Un murmullo creció a espaldas de Jack, a medida que más pacientes se daban cuenta de que ocurría algo fuera de lo común. No se imaginó que nadie pudiera estar fuera, en el jardín, hasta distinguir a dos figuras que corrían en busca de refugio. El tornado les pisaba los talones. Una era un hombre al que no conocía. La otra, la hermosa joven que se lo había quedado mirando la tarde anterior.
—Julia —susurró Jack.
Salió corriendo de la clínica. El viento furioso le inundó de aire los pulmones nada más abandonar la protección del edificio. De pronto le costaba respirar. El mundo a su alrededor era una lluvia de toda clase de restos arrancados por el viento. Se le metían en los ojos, los oídos, la nariz, la boca. Se detuvo y extendió los brazos como lo haría un ciego, aunque el sol siguiera luciendo. Por un segundo perdió de vista a Julia y al hombre. Luego reanudó su carrera en dirección a ella, al verla de nuevo.

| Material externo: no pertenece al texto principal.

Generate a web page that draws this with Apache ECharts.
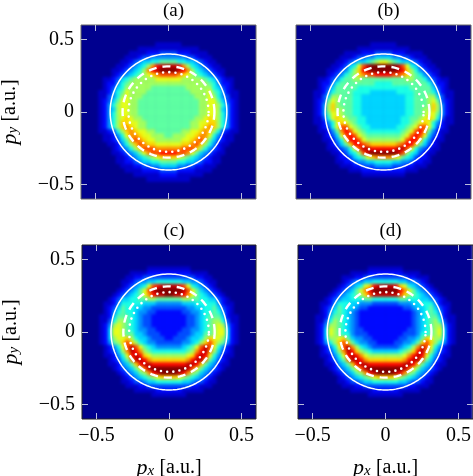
<!DOCTYPE html>
<html>
<head>
<meta charset="utf-8">
<style>
  html, body { margin: 0; background: #fff; }
  #heat, #plot { position: absolute; left: 0; top: 0; width: 473px; height: 476px; }
  /* smooth the coarse read-off cells, keep them inside the four frames */
  #heat { filter: blur(1.6px); clip-path: path("M81 25H256V199H81Z M296 25H471V199H296Z M82 245H256V419H82Z M298 245H473V419H298Z"); }
</style>
<script src="https://cdn.jsdelivr.net/npm/echarts@6/dist/echarts.min.js"></script>
</head>
<body>
<div id="heat"></div>
<div id="plot"></div>
<script>
// one hex digit per cell (0 = background, f = top of the colour scale)
// rows run from py=+0.465 down to py=-0.465, columns from px=0.015 to 0.465
// the pictures are mirror symmetric in px so only the right half is kept
const panelA = [
  "1110000000000000","1111111000000000","3322211110000000","4444332111000000",
  "7766554321100000","eedb865432110000","ffedb86543211000","ccba987654321000",
  "9998888876532110","8888888887642210","7777888888653210","7777788889764211",
  "7777778889864311","7777777889975321","7777777889986421","7777777889985421",
  "7777777889986421","777777889a986421","777778899aa86421","77777889aba86421",
  "7778899aba863211","788899abb9642110","88899abca7532110","999aabca86421100",
  "bbbccca864321000","ddccb97543211000","aa98765432110000","7766554322110000",
  "5544332211100000","3322221111000000","2211111100000000","1111100000000000"
];
const panelB = [
  "1110000000000000","1111110000000000","3322211110000000","5544332111000000",
  "9876554321100000","fffec96532110000","fffeda8643211000","ddccba8764321000",
  "7777788776432110","6677777777642210","6666667777753210","5556666777764211",
  "5555566777885311","5555566777897321","55555667778a8421","55555667788a8421",
  "5555566778997421","5555667789a96311","555566789a964211","55566789cc963210",
  "6666789cdb742110","777789cdc9532100","88889cdda6421100","aaabcdda75321000",
  "dddeec9643211000","fffec86532110000","bba9765322100000","6655443221100000",
  "4433322111000000","2222211100000000","1111100000000000","0000000000000000"
];
const panelC = [
  "0000000000000000","1111100000000000","2222211110000000","3333332211000000",
  "6665544321100000","eedc965432100000","fffec97543210000","feedb97654321000",
  "7778877665532100","4445556666642110","3333445566753210","2223344566764210",
  "2222334567775211","2222334567886311","2222334567898421","2223344567899521",
  "2233345577899521","233345568a998521","33344568aca87421","4445679cec964210",
  "666678bdeb853210","88889aded9642110","aaaabdeeb7532100","ddddeeda75421100",
  "ffffec9754321000","ffedb87543210000","aa98765432100000","6665543321100000",
  "3333322111000000","2221111100000000","1111000000000000","0000000000000000"
];
const panelD = [
  "0000000000000000","1111000000000000","2222111100000000","3333322111000000",
  "6665544321000000","eeda965432100000","fffdb97543210000","eeeca87654321000",
  "6667766655432100","3334445566642110","2222334556753210","2222223456764210",
  "2222223456775211","2222223456786311","2222223456788421","2222233456789521",
  "2222333466789521","222334457a988521","22334457aca86421","3334568bec964210",
  "555678adeb853210","88889bded9642110","aaaabdeeb7532100","ddddeeda75421100",
  "ffffec9754321000","ffedb87543210000","aa98765432100000","6665543321100000",
  "3333322111000000","2221111100000000","1111000000000000","0000000000000000"
];
const panelNames = ['(a)', '(b)', '(c)', '(d)'];
const tickValues = [-0.5, 0, 0.5];
const circleRadii = [0.4, 0.315, 0.275];

const panels = [panelA, panelB, panelC, panelD];
const frames = [
  { left: 81, top: 25, width: 175, height: 174 },
  { left: 296, top: 25, width: 175, height: 174 },
  { left: 82, top: 245, width: 174, height: 174 },
  { left: 298, top: 245, width: 175, height: 174 }
];
const FONT = 'Liberation Serif';
const CELLS = 40, PAD = 4;
const cellIds = [];
for (let i = 0; i < CELLS; i++) cellIds.push(i);

// heat layer
const heatOption = {
  animation: false,
  backgroundColor: '#00008f',
  visualMap: {
    show: false, min: 0, max: 15, seriesIndex: [0, 1, 2, 3],
    inRange: { color: ['#00008f', '#0000ff', '#0080ff', '#00ffff', '#80ff80', '#ffff00', '#ff8000', '#ff0000', '#800000'] }
  },
  grid: [], xAxis: [], yAxis: [], series: []
};
panels.forEach(function (rows, p) {
  heatOption.grid.push(Object.assign({ show: false, outerBoundsMode: 'none' }, frames[p]));
  heatOption.xAxis.push({ type: 'category', gridIndex: p, data: cellIds, show: false });
  heatOption.yAxis.push({ type: 'category', gridIndex: p, data: cellIds, inverse: true, show: false });
  const data = [];
  rows.forEach(function (half, r) {
    const cells = half.split('').reverse().concat(half.split(''));
    cells.forEach(function (c, k) {
      data.push([k + PAD, r + PAD, parseInt(c, 16)]);
    });
  });
  heatOption.series.push({ type: 'heatmap', xAxisIndex: p, yAxisIndex: p, data: data, progressive: 0, silent: true });
});
echarts.init(document.getElementById('heat')).setOption(heatOption);

// frames, ticks, labels and reference circles
const tickFmt = function (v) {
  return v < 0 ? '\u2212' + Math.abs(v) : String(v);
};
const nameRich = {
  p: { fontFamily: FONT, fontStyle: 'italic', fontSize: 22, color: '#000' },
  s: { fontFamily: FONT, fontStyle: 'italic', fontSize: 15, color: '#000', verticalAlign: 'bottom', padding: [7, 2, 0, 0] },
  t: { fontFamily: FONT, fontSize: 20, color: '#000' }
};
function valueAxis(p, position, labelled, name) {
  return {
    type: 'value', gridIndex: p, position: position, min: -0.6, max: 0.6,
    splitLine: { show: false }, axisLine: { show: false, onZero: false },
    axisTick: { show: true, inside: true, length: 6, customValues: tickValues, lineStyle: { color: '#b9bcdc', width: 1 } },
    axisLabel: { show: labelled, customValues: tickValues, formatter: tickFmt, fontFamily: FONT, fontSize: 20, color: '#000', margin: 7 },
    name: name ? name.text : '', nameLocation: 'middle', nameGap: name ? name.gap : 0,
    nameTextStyle: { rich: nameRich }
  };
}
const plotOption = {
  animation: false,
  title: [], grid: [], xAxis: [], yAxis: [], series: []
};
frames.forEach(function (f, p) {
  plotOption.title.push({
    text: panelNames[p], left: f.left + f.width / 2, top: f.top - 28, textAlign: 'center',
    textStyle: { fontFamily: FONT, fontSize: 19, fontWeight: 'normal', color: '#000' }
  });
  plotOption.grid.push({ left: f.left, top: f.top, width: f.width, height: f.height, outerBoundsMode: 'none', show: true, backgroundColor: 'transparent', borderColor: p < 2 ? '#666' : '#222', borderWidth: 1 });
  const xIdx = plotOption.xAxis.length, yIdx = plotOption.yAxis.length;
  plotOption.xAxis.push(valueAxis(p, 'bottom', p >= 2, p >= 2 ? { text: '{p|p}{s|x} {t|[a.u.]}', gap: 38 } : null));
  plotOption.xAxis.push(valueAxis(p, 'top', false));
  plotOption.yAxis.push(valueAxis(p, 'left', p % 2 === 0, p % 2 === 0 ? { text: '{p|p}{s|y} {t|[a.u.]}', gap: 60 } : null));
  plotOption.yAxis.push(valueAxis(p, 'right', false));
  const styles = [
    { color: '#fff', width: 1.5 },
    { color: '#fff', width: 2.4, type: [8, 6] },
    { color: '#fff', width: 2.6, type: [0, 6.2], cap: 'round' }
  ];
  circleRadii.forEach(function (rad, c) {
    const pts = [];
    for (let a = 0; a <= 360; a += 2) {
      pts.push([rad * Math.cos(a * Math.PI / 180), rad * Math.sin(a * Math.PI / 180)]);
    }
    plotOption.series.push({ type: 'line', xAxisIndex: xIdx, yAxisIndex: yIdx, data: pts, showSymbol: false, silent: true, lineStyle: styles[c] });
  });
});
echarts.init(document.getElementById('plot')).setOption(plotOption);
</script>
</body>
</html>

No puedo salvar a los dos,
pensó sin darse cuenta.
Un terrible alarido lo confirmó. El hombre que huía pasó, en un segundo, de estar en el suelo a ser zarandeado por los aires como un muñeco de trapo. Al suyo se unieron los gritos de los pacientes del comedor. Jack pudo distinguir sus rostros blancos y aterrados con total nitidez. Medio sofocado, se obligó a correr aún más deprisa. Julia estaba a unos cien metros de él. Su cabello se agitaba sobre la cabeza como si quisiera huir.
Jack no había planeado qué hacer. Fue ella la que gritó:
—¡Hacia allí!
Su voz apenas pudo oírse por encima del estruendo. Pero Jack vio que señalaba la caseta del jardinero. Los cubrió una sombra y, sin poder evitarlo, se volvieron hacia el tornado. Sus ropas se sacudían como poseídas. Un frío gélido los envolvió.
No iban a conseguirlo.
Una pared negra se alzaba frente a ellos, tapando ya del todo el sol. Jack notó que le apretaban la mano. Era Julia. Eso le despertó de su letargo. Empezaron a correr hacia la caseta a toda velocidad.
—No llegaremos, no llegaremos —susurraba ella sin parar de correr.
Los oídos les zumbaban. El viento les hacía llorar. Tenían las bocas llenas de hierbajos y tierra. Pero, de pronto, todo empezó a calmarse. Las partículas y materiales en suspensión se desplomaron, repentinamente inertes, sobre el césped. Las ráfagas de viento se suavizaron y su estruendo se redujo.
Aun así, Jack y Julia no se detuvieron hasta alcanzar la caseta. Sólo allí osaron volverse de nuevo hacia el viento negro. El tornado se alejaba ahora de ellos, de regreso al lago de donde había surgido. También ellos se desplomaron en el suelo, jadeando por el esfuerzo y el miedo.
—Soy Julia —dijo ella, casi sin aliento.
—Lo sé —fue la respuesta de Jack.
Ambos seguían mirando en la dirección por la que se había ido el tornado. Julia con alivio. Jack con un nudo en la garganta. Al fin había podido distinguir los extraños objetos que se agitaban en sus corrientes oscuras. O eso pensaba. Lo que creía haber visto era imposible. Tenía que estar equivocado.